Не удивлюсь, если профессор Харрис, подобно моему Мэпу, также не чужд стихотворству. Только поэт мог дать такой верный чувственный комментарий. Представьте: поэт и его друг (или подруга) философически обсуждают вопрос любви и ненависти, и вдруг голос Катулла хрипнет, и оба (оба! плюс читатель!) обнаруживают, что поэт – физически распят на кресте.
Итак, из одного абстрактно-философического тезиса у Мэтта перевелись (можно ли так сказать?) два конкретно-лирических выкрика души – зависимо от личности собеседника.
Вот разговор с другом, неопытным в любви:
Муци любовны. «Зело ли сластны?» – наивно взлопочешь.
Аще затем я на крест триакосой возгвожден!

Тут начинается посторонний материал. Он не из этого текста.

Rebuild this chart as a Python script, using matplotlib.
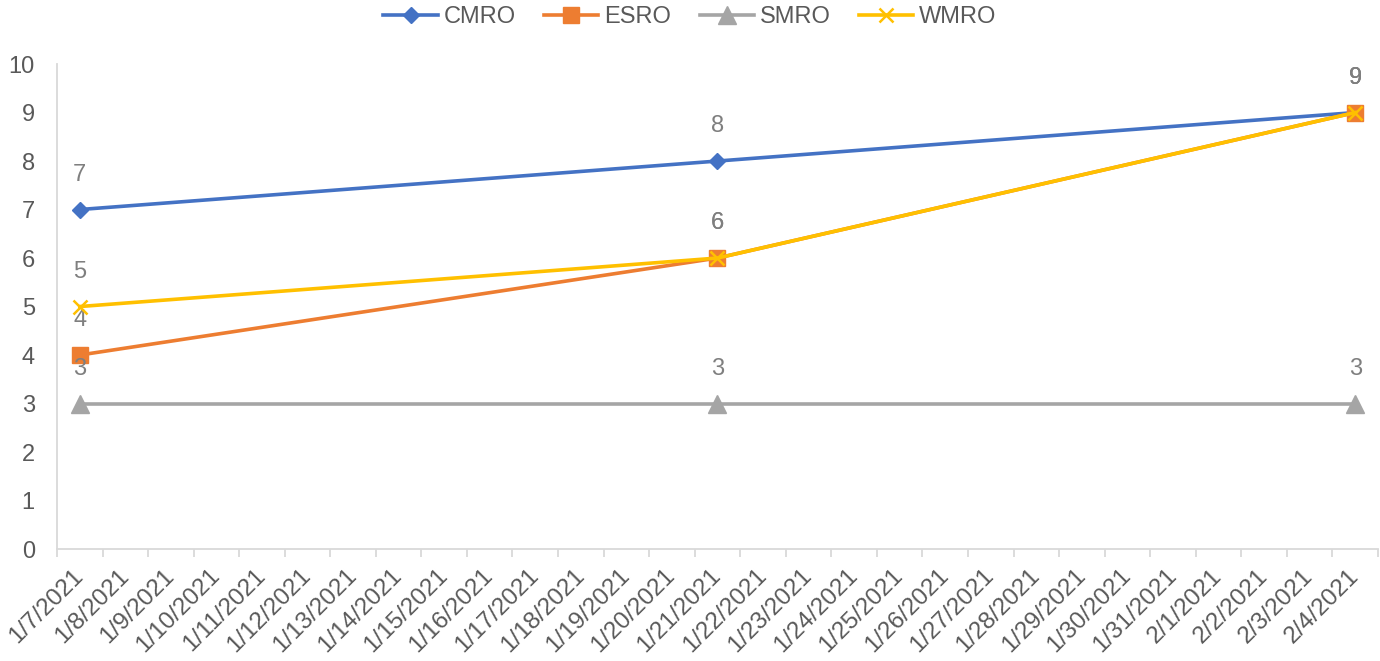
import numpy as np
import pandas as pd
import matplotlib
matplotlib.use("Agg")
import matplotlib.pyplot as plt

plt.rcParams['font.family'] = ['Liberation Sans', 'DejaVu Sans']

# --- data ---
days = pd.date_range("2021-01-07", "2021-02-04", freq="D")
day_labels = [f"{d.month}/{d.day}/{d.year}" for d in days]

point_dates = ["2021-01-07", "2021-01-21", "2021-02-04"]
cmro = [7, 8, 9]
esro = [4, 6, 9]
smro = [3, 3, 3]
wmro = [5, 6, 9]

series = [
    ("CMRO", cmro, "#4472C4", "D", 8.3),
    ("ESRO", esro, "#ED7D31", "s", 12),
    ("SMRO", smro, "#A5A5A5", "^", 13),
    ("WMRO", wmro, "#FFC000", "x", 10),
]

x_pts = [(pd.Timestamp(d) - days[0]).days for d in point_dates]

fig = plt.figure(figsize=(13.8, 6.61), dpi=100)
ax = fig.add_axes([0.0413, 0.1694, 0.9572, 0.7337])

for name, vals, col, mk, ms in series:
    ax.plot(x_pts, vals, color=col, lw=2.6, marker=mk, markersize=ms,
            markeredgewidth=1.8 if mk == "x" else 1, label=name, zorder=3)
    for xp, v in zip(x_pts, vals):
        ax.annotate(str(v), (xp, v), xytext=(0, 17), textcoords="offset points",
                    ha="center", va="bottom", fontsize=17, color="#7F7F7F")

ax.set_xlim(-0.5, len(days) - 0.5)
ax.set_ylim(0, 10)
ax.set_yticks(range(0, 11))
ax.tick_params(axis="y", length=0, labelsize=17, labelcolor="#595959", pad=16)

ax.set_xticks(np.arange(-0.5, len(days), 1.0))
ax.set_xticklabels([])
ax.tick_params(axis="x", which="major", length=6, color="#D9D9D9", width=1.3)
ax.set_xticks(np.arange(len(days)), minor=True)
ax.set_xticklabels(day_labels, minor=True, rotation=45, ha="right",
                   va="center", rotation_mode="anchor")
ax.tick_params(axis="x", which="minor", length=0, labelsize=17.5,
               labelcolor="#595959", pad=17)

for s in ["top", "right"]:
    ax.spines[s].set_visible(False)
for s in ["left", "bottom"]:
    ax.spines[s].set_color("#D9D9D9")
    ax.spines[s].set_linewidth(1.3)

ax.legend(loc="center", bbox_to_anchor=(0.5, 0.974), bbox_transform=fig.transFigure,
          ncol=4, frameon=False, fontsize=17, labelcolor="#595959",
          handlelength=2.3, columnspacing=1.2, handletextpad=0.25)

fig.savefig("out.png", dpi=100)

А вот поддразнивания вертихвостки Лесбии:
Обичь и невисть. «Ах, что за поэзы!» – взлопочешь лукаво.
Аще затем я на крест триакосой возгвожден.
Но финал-то – одинаков. Для всех поэтов финал всегда одинаков, и не Лесбия тому виной. Никогда не могут поэты остановиться в любви, спускаясь в песенный Аид глубже и глубже, за тайным своим идеалом.
Вот еще пример – «Песнь отчаяния» почти позабытого ныне Неруды:
За марево над мертвой водой,
За пределы сущего, за край желаний…
О плоть, плоть женщины, которую я познал!
В сей туманный час – кличу душу твою!
Ты была вазой, приютившей бесконечную нежность,
И бесконечное забвение надломило тебя…
И на черном песке островов одиночества —
Там, женщина любви, приняли меня твои руки.
Эра голода и жажды – и ты была яблоком Рая.
Эра похорон и руин – и ты была Даром.
Ах, женщина, как могла ты вынести меня —
В лоне души твоей и на кресте твоих рук!
Я желал тебя ужасно, мановенно,
Беспорядочно, ослепленно, рвал построма…
Кладбище поцелуев, твои могилы еще тлеют,
Жжет глаз пираканты исклеванный грозд…
О, искусные уста, несытые лобзаньями члены,
Изблиставшиеся зубы, заплетенные в косы тела.
О, дикое фанданго мольбы и страсти,
Столкнувшее и разбившее нас…
Ты – нежность, стрекозою вспорхнувшая над мертвой волной,
И слово, рвущееся с губ.
У женщины мало шансов выжить в этом Аду. Остается либо насмеяться над поэтом, как Лесбия, либо полностью раствориться в нем, как Эвридика.